Presenting beautiful music with old and new friends. It is always relaxed and spontaneous music making.
– What do organisations like Selby and Friends mean for Australian musicians?
The opportunity to take high level performances on a National tour – increasing one’s profile in major centres throughout Australia.
– How long have you known Kathy Selby? Have you played with her before?
I’ve known Kathy for 24 years, and we’ve played together many many times.
– How old were you when you first started playing your instrument? Do you remember why you chose it?
I was 8. I was drawn by the range of the instrument, which is very similar to the human voice. I also seemed to have an innate ability to immediately get a good sound out of it.
– What is your favourite aspect of being a performer in Australia
The relatively small population means that over many years of performing I feel that everywhere I perform, I am playing to old friends.
– Do you think there is enough opportunity for Chamber Musicians in Australia?
Chamber music seems to be well followed in Australia.

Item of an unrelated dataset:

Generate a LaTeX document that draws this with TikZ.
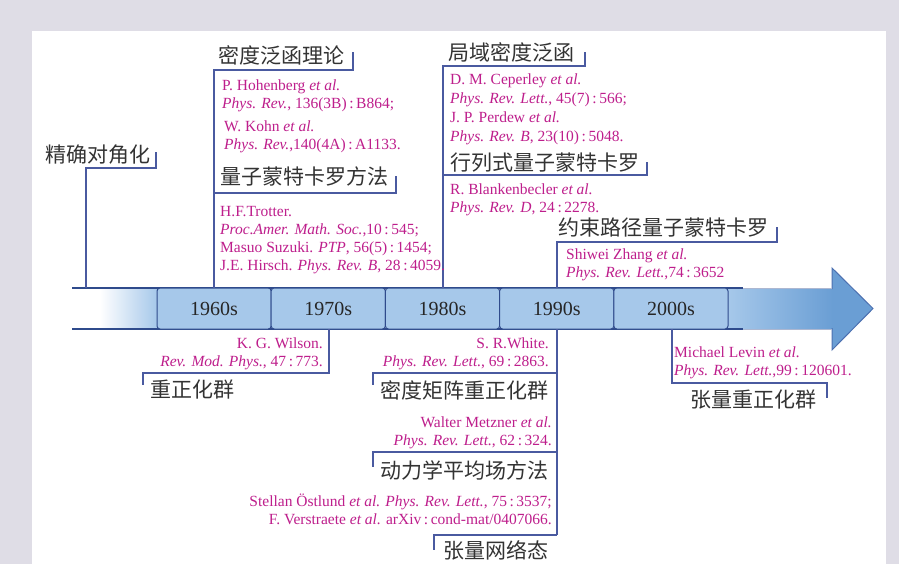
\documentclass[tikz,border=0pt]{standalone}
\usepackage{fontspec}
\setmainfont{Liberation Serif}
\newfontfamily\cjk{Noto Sans CJK SC}
\definecolor{bggray}{HTML}{DFDDE6}
\definecolor{refc}{HTML}{BE1E8C}
\definecolor{linec}{HTML}{4A5AA0}
\definecolor{segfill}{HTML}{A6C8EA}
\definecolor{segdraw}{HTML}{2F4B8C}
\definecolor{headblue}{HTML}{6A9ED4}
\definecolor{headdraw}{HTML}{4C70B0}
\definecolor{cjkc}{HTML}{333333}
\tikzset{
  reftext/.style={font=\fontsize{15.5}{18}\selectfont, text=refc, inner sep=0pt, align=left, anchor=north west},
  refright/.style={font=\fontsize{15.5}{18}\selectfont, text=refc, inner sep=0pt, align=right, anchor=north east},
  heading/.style={font=\cjk\fontsize{21}{24}\selectfont, text=cjkc, inner sep=0pt, anchor=west},
  conn/.style={draw=linec, line width=1.1pt, line join=miter},
  yearlabel/.style={font=\fontsize{20}{24}\selectfont, text=black!85, inner sep=0pt},
  segbox/.style={fill=segfill, draw=segdraw, line width=1pt, rounded corners=3pt},
}
\begin{document}
\begin{tikzpicture}[x=1pt,y=-1pt]
\useasboundingbox (0,0) rectangle (899,564);
% background
\fill[bggray] (0,0) rectangle (899,564);
\fill[white] (32,31) rectangle (886,564);

% ---------- timeline bar ----------
\shade[left color=white, right color=segfill] (100,288) rectangle (157,329);
\shade[left color=segfill, right color=headblue] (728,288) rectangle (833,329);
\fill[headblue] (832,268) -- (873,308.5) -- (832,350) -- cycle;
\draw[headdraw, line width=1pt, line join=miter] (832,289) -- (832,268) -- (873,308.5) -- (832,350) -- (832,328);
\draw[segdraw!40, line width=0.6pt] (743,288) -- (832,288) (743,329) -- (832,329);
\draw[segdraw, line width=1.1pt] (72,288) -- (743,288) (72,329) -- (743,329);
\foreach \i in {0,...,4}{
  \pgfmathsetmacro{\xa}{157+114.2*\i}
  \pgfmathsetmacro{\xb}{157+114.2*(\i+1)}
  \draw[segbox] (\xa,288) rectangle (\xb,329);
}
\node[yearlabel] (y1960) at (214.1,309) {1960s};
\node[yearlabel] (y1970) at (328.3,309) {1970s};
\node[yearlabel] (y1980) at (442.5,309) {1980s};
\node[yearlabel] (y1990) at (556.7,309) {1990s};
\node[yearlabel] (y2000) at (670.9,309) {2000s};

% ---------- connectors ----------
\coordinate (a1) at (86,288);  \coordinate (a2) at (86,168);  \coordinate (a3) at (156,168); \coordinate (a4) at (156,152);
\draw[conn] (a1) -- (a2) -- (a3) -- (a4);
\coordinate (b1) at (214,288); \coordinate (b2) at (214,70);  \coordinate (b3) at (353,70);  \coordinate (b4) at (353,52);
\draw[conn] (b1) -- (b2) -- (b3) -- (b4);
\coordinate (c1) at (214,193); \coordinate (c2) at (396,193); \coordinate (c3) at (396,176);
\draw[conn] (c1) -- (c2) -- (c3);
\coordinate (d1) at (443,288); \coordinate (d2) at (443,66);  \coordinate (d3) at (585,66);  \coordinate (d4) at (585,52);
\draw[conn] (d1) -- (d2) -- (d3) -- (d4);
\coordinate (e1) at (443,175); \coordinate (e2) at (647,175); \coordinate (e3) at (647,162);
\draw[conn] (e1) -- (e2) -- (e3);
\coordinate (f1) at (557,288); \coordinate (f2) at (557,242); \coordinate (f3) at (777,242); \coordinate (f4) at (777,227);
\draw[conn] (f1) -- (f2) -- (f3) -- (f4);
% bottom
\coordinate (g1) at (329,329); \coordinate (g2) at (329,373); \coordinate (g3) at (143,373); \coordinate (g4) at (143,385);
\draw[conn] (g1) -- (g2) -- (g3) -- (g4);
\coordinate (h1) at (557,329); \coordinate (h2) at (557,535);
\draw[conn] (h1) -- (h2);
\coordinate (h3) at (557,373); \coordinate (h4) at (373,373); \coordinate (h5) at (373,385);
\draw[conn] (h3) -- (h4) -- (h5);
\coordinate (i1) at (557,452); \coordinate (i2) at (373,452); \coordinate (i3) at (373,467);
\draw[conn] (i1) -- (i2) -- (i3);
\coordinate (j2) at (434,535); \coordinate (j3) at (434,550);
\draw[conn] (h2) -- (j2) -- (j3);
\coordinate (k1) at (672,329); \coordinate (k2) at (672,383); \coordinate (k3) at (827,383); \coordinate (k4) at (827,398);
\draw[conn] (k1) -- (k2) -- (k3) -- (k4);

% ---------- headings ----------
\node[heading] (hED)   at (45,155)  {精确对角化};
\node[heading] (hDFT)  at (218,55)  {密度泛函理论};
\node[heading] (hQMC)  at (220,176) {量子蒙特卡罗方法};
\node[heading] (hLDA)  at (448,52)  {局域密度泛函};
\node[heading] (hDQMC) at (450,163) {行列式量子蒙特卡罗};
\node[heading] (hCP)   at (558,228) {约束路径量子蒙特卡罗};
\node[heading] (hRG)   at (150,390) {重正化群};
\node[heading] (hDMRG) at (380,390) {密度矩阵重正化群};
\node[heading] (hDMFT) at (380,470) {动力学平均场方法};
\node[heading] (hTNS)  at (443,550) {张量网络态};
\node[heading] (hTRG)  at (690,400) {张量重正化群};

% ---------- references ----------
\node[reftext] (rHoh) at (222,80) {P. Hohenberg \textit{et al.}\\\textit{Phys. Rev.}, 136(3B)\,:\,B864;};
\node[reftext] (rKohn) at (224,121) {W. Kohn \textit{et al.}\\\textit{Phys. Rev.},140(4A)\,:\,A1133.};
\node[reftext] (rTrot) at (220,206) {H.F.Trotter.\\\textit{Proc.Amer. Math. Soc.},10\,:\,545;\\Masuo Suzuki. \textit{PTP}, 56(5)\,:\,1454;\\J.E. Hirsch. \textit{Phys. Rev. B}, 28\,:\,4059.};
\node[reftext, font=\fontsize{15.5}{18.7}\selectfont] (rCep) at (450,74) {D. M. Ceperley \textit{et al.}\\\textit{Phys. Rev. Lett.}, 45(7)\,:\,566;\\J. P. Perdew \textit{et al.}\\\textit{Phys. Rev. B}, 23(10)\,:\,5048.};
\node[reftext] (rBla) at (450,184) {R. Blankenbecler \textit{et al.}\\\textit{Phys. Rev. D}, 24\,:\,2278.};
\node[reftext] (rZha) at (566,249) {Shiwei Zhang \textit{et al.}\\\textit{Phys. Rev. Lett.},74\,:\,3652};
\node[refright] (rWil) at (323,338) {K. G. Wilson.\\\textit{Rev. Mod. Phys.}, 47\,:\,773.};
\node[refright] (rWhi) at (549,338) {S. R.White.\\\textit{Phys. Rev. Lett.}, 69\,:\,2863.};
\node[refright] (rMet) at (552,417) {Walter Metzner \textit{et al.}\\\textit{Phys. Rev. Lett.}, 62\,:\,324.};
\node[refright] (rOst) at (552,494) {Stellan Östlund \textit{et al. Phys. Rev. Lett.}, 75\,:\,3537;\\F. Verstraete \textit{et al.} arXiv\,:\,cond-mat/0407066.};
\node[reftext] (rLev) at (674,347) {Michael Levin \textit{et al.}\\\textit{Phys. Rev. Lett.},99\,:\,120601.};
\end{tikzpicture}
\end{document}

Recent years have seen the formation of many enthusiastic young groups around the country, and there seems always to be an enthusiasm in the audience marketplace for them.
– Why chamber music? What draws you to it?
You have artistic control, and your playing has to be of the highest quality, as it is always heard.
– Are there any favourites, challenges or unknowns in the tour repertoire for your tour next year?
Dvorak’s Dumky Trio is a work I always find profoundly moving to hear and play. It is full of simple beauty, surprises that take your breath away, and wild passion. It also features the cello strongly.